======== Supplied data ========
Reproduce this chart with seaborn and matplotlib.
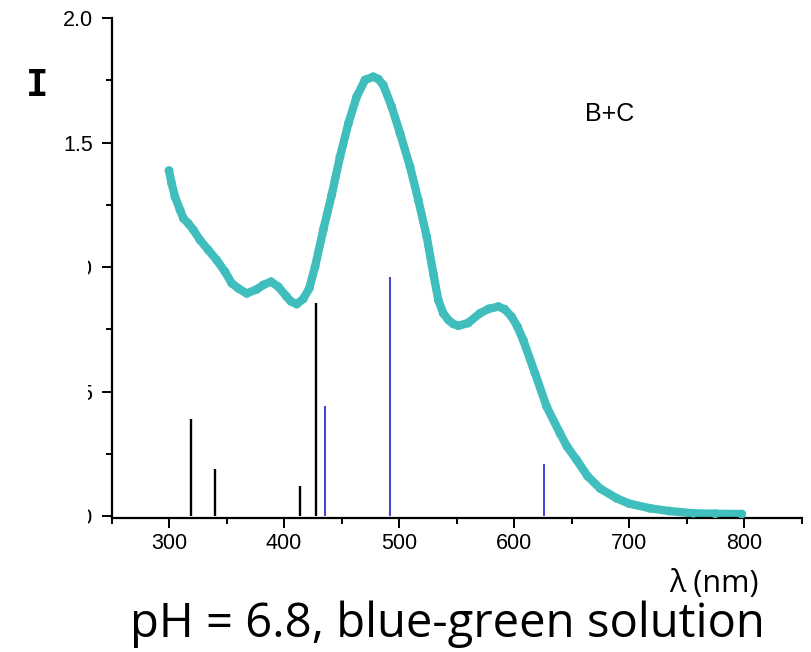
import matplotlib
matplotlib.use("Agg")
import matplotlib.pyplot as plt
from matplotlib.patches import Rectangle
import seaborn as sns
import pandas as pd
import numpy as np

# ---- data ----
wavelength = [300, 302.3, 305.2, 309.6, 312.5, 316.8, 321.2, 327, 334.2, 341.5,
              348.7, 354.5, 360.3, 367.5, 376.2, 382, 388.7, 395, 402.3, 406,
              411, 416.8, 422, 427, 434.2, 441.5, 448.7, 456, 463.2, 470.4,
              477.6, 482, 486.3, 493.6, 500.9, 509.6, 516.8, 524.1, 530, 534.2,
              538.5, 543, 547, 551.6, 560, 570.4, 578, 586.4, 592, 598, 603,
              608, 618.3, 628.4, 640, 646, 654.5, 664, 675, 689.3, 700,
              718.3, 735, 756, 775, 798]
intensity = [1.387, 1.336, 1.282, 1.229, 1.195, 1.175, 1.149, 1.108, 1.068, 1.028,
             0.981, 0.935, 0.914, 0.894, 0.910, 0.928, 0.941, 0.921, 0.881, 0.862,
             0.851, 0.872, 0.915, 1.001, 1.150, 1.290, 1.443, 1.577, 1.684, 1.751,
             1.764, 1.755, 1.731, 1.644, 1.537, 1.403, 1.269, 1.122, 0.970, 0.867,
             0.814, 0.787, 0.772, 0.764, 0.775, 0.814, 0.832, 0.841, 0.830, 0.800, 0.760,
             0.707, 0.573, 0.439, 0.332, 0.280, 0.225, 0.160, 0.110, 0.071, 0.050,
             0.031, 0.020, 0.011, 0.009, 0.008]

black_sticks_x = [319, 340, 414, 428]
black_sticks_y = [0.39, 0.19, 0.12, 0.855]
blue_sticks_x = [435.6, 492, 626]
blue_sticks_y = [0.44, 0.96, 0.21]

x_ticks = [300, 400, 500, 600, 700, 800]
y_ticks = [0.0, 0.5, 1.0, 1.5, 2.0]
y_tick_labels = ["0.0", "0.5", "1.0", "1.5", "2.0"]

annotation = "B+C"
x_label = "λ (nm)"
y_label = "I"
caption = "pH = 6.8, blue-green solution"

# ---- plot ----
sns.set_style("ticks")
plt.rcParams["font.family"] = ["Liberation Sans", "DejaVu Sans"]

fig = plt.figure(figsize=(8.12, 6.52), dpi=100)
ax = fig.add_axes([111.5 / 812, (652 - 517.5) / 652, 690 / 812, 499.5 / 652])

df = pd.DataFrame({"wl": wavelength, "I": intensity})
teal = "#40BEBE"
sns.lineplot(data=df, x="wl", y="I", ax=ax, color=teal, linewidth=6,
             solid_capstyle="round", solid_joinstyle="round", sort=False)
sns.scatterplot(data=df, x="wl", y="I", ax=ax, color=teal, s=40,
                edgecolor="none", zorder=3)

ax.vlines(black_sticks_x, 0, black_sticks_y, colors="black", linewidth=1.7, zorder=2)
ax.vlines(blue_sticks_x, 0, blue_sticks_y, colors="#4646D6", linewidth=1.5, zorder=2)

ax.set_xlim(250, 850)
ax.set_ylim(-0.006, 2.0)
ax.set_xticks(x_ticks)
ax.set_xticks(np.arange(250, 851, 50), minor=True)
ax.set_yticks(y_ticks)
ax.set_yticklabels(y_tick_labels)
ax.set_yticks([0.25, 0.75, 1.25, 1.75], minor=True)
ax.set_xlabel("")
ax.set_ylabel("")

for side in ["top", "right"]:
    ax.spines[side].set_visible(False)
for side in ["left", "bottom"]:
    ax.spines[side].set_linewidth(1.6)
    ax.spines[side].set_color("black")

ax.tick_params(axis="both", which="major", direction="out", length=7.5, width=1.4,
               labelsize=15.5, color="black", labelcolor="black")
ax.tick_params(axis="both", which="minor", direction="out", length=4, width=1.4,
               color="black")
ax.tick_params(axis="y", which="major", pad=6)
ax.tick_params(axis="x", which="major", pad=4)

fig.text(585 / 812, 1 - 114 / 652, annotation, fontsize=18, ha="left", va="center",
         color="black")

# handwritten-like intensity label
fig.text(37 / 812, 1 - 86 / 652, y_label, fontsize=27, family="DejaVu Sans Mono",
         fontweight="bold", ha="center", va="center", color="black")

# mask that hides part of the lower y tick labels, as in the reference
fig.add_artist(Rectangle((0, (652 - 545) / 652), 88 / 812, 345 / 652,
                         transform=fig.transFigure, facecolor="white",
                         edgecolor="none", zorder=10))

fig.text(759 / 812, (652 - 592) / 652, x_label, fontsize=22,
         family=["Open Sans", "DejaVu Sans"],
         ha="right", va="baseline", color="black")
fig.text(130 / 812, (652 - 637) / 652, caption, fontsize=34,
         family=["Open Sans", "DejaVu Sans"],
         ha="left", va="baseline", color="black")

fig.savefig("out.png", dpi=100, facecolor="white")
========
_Aim of the task_. Leave out the pictures and repeat exactly the lines from the start of the material through the line that contains "import numpy as np", both included.

_Solution to the exercise_.
Reproduce this chart with seaborn and matplotlib.
import matplotlib
matplotlib.use("Agg")
import matplotlib.pyplot as plt
from matplotlib.patches import Rectangle
import seaborn as sns
import pandas as pd
import numpy as np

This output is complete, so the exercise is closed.